The White Wolf Public Safety Burn is an annual prescribed burn on HWY 58 and HWY 223
Posted at 5:58 PM, Jun 26, 2024

ARVIN, Calif. (KERO) — The White Wolf Public Safety Burn is an annual prescribed burn on HWY 58 and HWY 223. Its purpose— is to create a buffer for potential wildfires.

  • Video shows why it is important to have prescribed burns in grassy areas near highways.
  • Kern County Fire Department held its annual White Wold Public Safety Burn on HWY 58 and HWY 223.
  • The purpose of the burn is to create a buffer for potential wildfires.


If you were driving on Highway 58 on Tuesday night you may have noticed a fire, a fire that was started for safety reasons. Prescribed burns are done to prevent larger fires from starting, and we got a look at how it all went down.

"We're going to come in and we're going to burn slow and we're going to burn controlled," said Kern County Fire Department PIO John Drucker.

It's called the White Wolf Public Safety Burn—a prescribed burn that started on Bena Road right off of HWY 58 and made its way towards HWY 223. It's purpose— to create a buffer for potential wildfires.

"There are three different factors when we look at how a wildfire will burn," explained Drucker, "The vegetation, the weather, and the topography."

According to KCFD, this specific area has strong winds, uphill slopes, and dry vegetation—meeting all three criteria.

"Like many of the highways in Kern County, this one poses a threat because if a fire starts here that fire has the potential to go to places where we're protecting people's lives and we're protecting people's homes," said Drucker.

A threat that he says is usually due to human factors. Drucker says one of them involves vehicles that may create a spark, like dragging a chain. To prevent the next wildfire, KCFD tells me they burn this location annually.

"Because of life safety reasons, property protection reasons, and because of environmental impact, this is an area that we have chosen to protect by coming in here and using this public safety burn to prevent a fire from being able to grow large," stated Drucker.

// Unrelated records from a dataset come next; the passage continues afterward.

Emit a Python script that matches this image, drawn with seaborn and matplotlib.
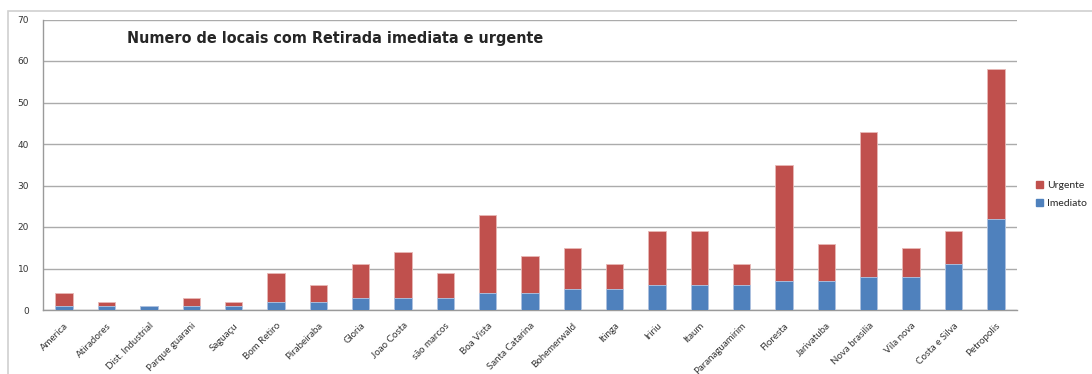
"""
Numero de locais com Retirada imediata e urgente
Gráfico de barras empilhadas por bairro
"""

import numpy as np
import pandas as pd
import matplotlib.pyplot as plt
import seaborn as sns
from matplotlib.ticker import MultipleLocator, FixedLocator
from matplotlib.patches import Rectangle, Patch

# ========== 数据 ==========
bairros = ['America', 'Atiradores', 'Dist. Industrial', 'Parque guarani', 'Saguaçu',
           'Bom Retiro', 'Pirabeiraba', 'Gloria', 'Joao Costa', 'são marcos',
           'Boa Vista', 'Santa Catarina', 'Bohemerwald', 'Itinga', 'Iririu',
           'Itaum', 'Paranaguamirim', 'Floresta', 'Jarivatuba', 'Nova brasilia',
           'Vila nova', 'Costa e Silva', 'Petropolis']
imediato = [1, 1, 1, 1, 1, 2, 2, 3, 3, 3, 4, 4, 5, 5, 6, 6, 6, 7, 7, 8, 8, 11, 22]
urgente = [3, 1, 0, 2, 1, 7, 4, 8, 11, 6, 19, 9, 10, 6, 13, 13, 5, 28, 9, 35, 7, 8, 36]
y_ticks = [0, 10, 20, 30, 40, 50, 60, 70]
# =========================

df = pd.DataFrame({'bairro': bairros, 'Imediato': imediato, 'Urgente': urgente})
df['total'] = df['Imediato'] + df['Urgente']

cor_imediato = '#4F81BD'
cor_urgente = '#C0504D'

sns.set_style("white")
plt.rcParams['font.family'] = ['Lato', 'DejaVu Sans']

fig = plt.figure(figsize=(10.92, 3.74), dpi=100)
ax = fig.add_axes([43 / 1092, 1 - 310 / 374, (1017 - 43) / 1092, (310 - 19.5) / 374])

# 边框
fig.patches.append(Rectangle((8 / 1092, -0.1), 1.2, 1 - 11.5 / 374 + 0.1,
                             transform=fig.transFigure, fill=False,
                             edgecolor='#D0D0D0', linewidth=1.2))

# 堆叠柱状图：先画总数（红），再画立即（蓝）
sns.barplot(data=df, x='bairro', y='total', color=cor_urgente, saturation=1,
            width=0.41, edgecolor='#E8B8B6', linewidth=0.6, ax=ax, zorder=3)
sns.barplot(data=df, x='bairro', y='Imediato', color=cor_imediato, saturation=1,
            width=0.41, edgecolor='#B0C8E6', linewidth=0.6, ax=ax, zorder=4)

ax.set_xlim(-0.5, len(bairros) - 0.5)
ax.set_ylim(0, 70)
ax.set_xlabel('')
ax.set_ylabel('')

# 网格与坐标轴
ax.yaxis.set_major_locator(FixedLocator(y_ticks))
ax.grid(axis='y', color='#ABABAB', linewidth=1.0, zorder=0)
ax.set_axisbelow(True)
for s in ['top', 'right']:
    ax.spines[s].set_visible(False)
for s in ['left', 'bottom']:
    ax.spines[s].set_color('#9A9A9A')
    ax.spines[s].set_linewidth(1.0)

ax.set_yticks(y_ticks)
ax.set_yticklabels([str(v) for v in y_ticks], family='DejaVu Sans', fontsize=6.5)
ax.tick_params(axis='y', colors='#333333', length=4, width=0.8,
               color='#9A9A9A', pad=6)
ax.set_xticks(range(len(bairros)))
ax.set_xticklabels(bairros, rotation=45, ha='right', rotation_mode='anchor',
                   fontsize=7, color='#333333')
ax.tick_params(axis='x', which='major', length=0, pad=8)
ax.xaxis.set_minor_locator(MultipleLocator(1, offset=0.5))
ax.tick_params(axis='x', which='minor', length=4, width=0.8, color='#9A9A9A')

# 标题
ax.text(0.086, 0.919, 'Numero de locais com Retirada imediata e urgente',
        transform=ax.transAxes, fontsize=11.5, fontweight='bold',
        fontstretch='condensed', family='DejaVu Sans', ha='left', va='baseline')

# 图例
handles = [Patch(color=cor_urgente), Patch(color=cor_imediato)]
fig.legend(handles, ['Urgente', 'Imediato'], loc='upper left',
           bbox_to_anchor=(1036 / 1092, 1 - 181 / 374), frameon=False,
           fontsize=7.5, handlelength=0.7, handleheight=0.7, handletextpad=0.4,
           labelspacing=0.85, borderaxespad=0, borderpad=0)

plt.savefig('out.png', dpi=100)
plt.close()
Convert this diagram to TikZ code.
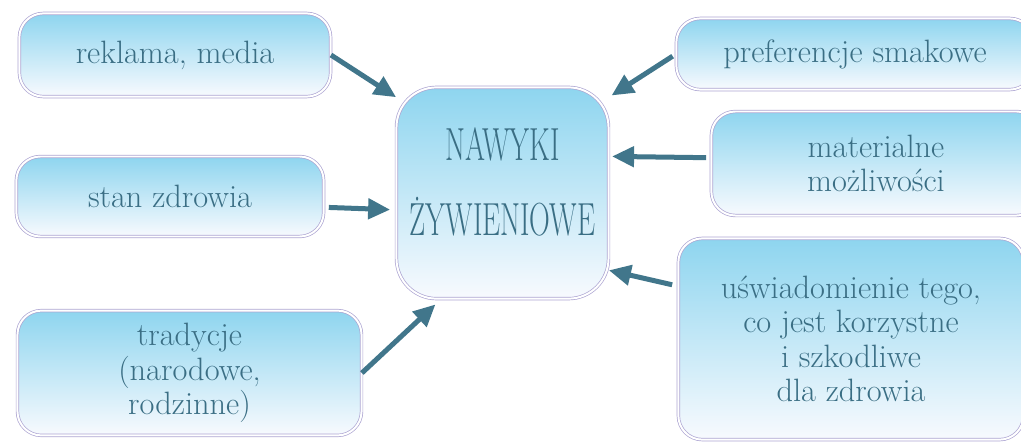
\documentclass[tikz,border=0pt]{standalone}
\usepackage{fontspec}
\usepackage{graphicx}
\usetikzlibrary{arrows.meta}
\definecolor{inkteal}{HTML}{3A6E84}
\definecolor{arrowteal}{HTML}{41768B}
\definecolor{rimlilac}{HTML}{ADA5D2}
\definecolor{skytop}{HTML}{8ED5EF}
\definecolor{skymid}{HTML}{CCE6F6}
\definecolor{skybottom}{HTML}{F8FAFE}
\begin{document}
\begin{tikzpicture}[x=0.025cm, y=-0.025cm,
  box/.style={rounded corners=0.6cm, draw=rimlilac, line width=0.5pt,
    double=white, double distance=1.4pt,
    top color=skytop, middle color=skymid, bottom color=skybottom,
    text=inkteal, align=center, inner sep=0pt,
    font=\fontsize{23}{24.5}\selectfont},
  arr/.style={-{Triangle[length=0.55cm,width=0.5cm]}, line width=0.125cm, draw=arrowteal}]
  \def\narrow#1{\scalebox{0.62}[1]{#1}}
  \useasboundingbox (0,0) rectangle (1021,442);
  \clip (0,0) rectangle (1021,442);

  % left column
  \node[box, minimum width=7.78cm, minimum height=2.08cm] (reklama) at (175,55) {reklama, media};
  \node[box, minimum width=7.68cm, minimum height=2cm] (stan) at (170,196.5) {stan zdrowia};
  \node[box, minimum width=8.6cm, minimum height=3.12cm] (tradycje) at (189.5,373) {tradycje\\(narodowe,\\rodzinne)};

  % centre
  \node[box, rounded corners=1cm, minimum width=5.3cm, minimum height=5.28cm,
    font=\fontsize{33}{53}\selectfont, text depth=16pt] (nawyki) at (502.5,193)
    {\narrow{NAWYKI}\\\narrow{ŻYWIENIOWE}};

  % right column
  \node[box, minimum width=8.93cm, minimum height=1.78cm] (smak) at (855,54) {preferencje smakowe};
  \node[box, minimum width=8.23cm, minimum height=2.6cm] (material) at (876,163.5) {materialne\\możliwości};
  \node[box, minimum width=8.63cm, minimum height=5.03cm] (wiedza) at (851,339) {uświadomienie tego,\\co jest korzystne\\i szkodliwe\\dla zdrowia};

  % arrows
  \draw[arr] (reklama.east) -- (nawyki.138);
  \draw[arr, shorten <=0.12cm, shorten >=0.15cm] (stan.-4) -- (nawyki.189);
  \draw[arr, shorten >=0.2cm] (tradycje.east) -- (nawyki.240);
  \draw[arr, shorten <=0.1cm, shorten >=0.08cm] (smak.west) -- (nawyki.42);
  \draw[arr, shorten <=0.12cm, shorten >=0.08cm] (material.178) -- (nawyki.19);
  \draw[arr, shorten <=0.15cm] (wiedza.163) -- (nawyki.-36);
\end{tikzpicture}
\end{document}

Allowing KCFD to control the burn is a carefully prescribed plan created by experts taking wind speed, temperature, humidity, and air pollution levels into consideration.

Allowing them to defend neighboring communities like Bear Valley, Stallion Springs, and Arvin AND land that is home to natural species…

"There are going to be pauses in the way that we do this," explained Drucker, "This allows native species that are living in the area to recognize that there's a fire going on and it gives them plenty of time to move aside while we do what we're doing."

As KCFD carried out their plan to burn approximately seven miles along HWY 223 on Tuesday night, an unexpected fire on the west side of the county impeded them from completing the project.

With summer in full swing, Drucker recommends that the public be alert and aware of potential fire hazards around them.

"Make sure you know where your fire extinguisher is, make sure it's handy. Or fill a bucket of water and have that on standby. Simple things like that could rapidly extinguish a vegetation fire."

According to KCFD, they will finish the prescribed burn later this week.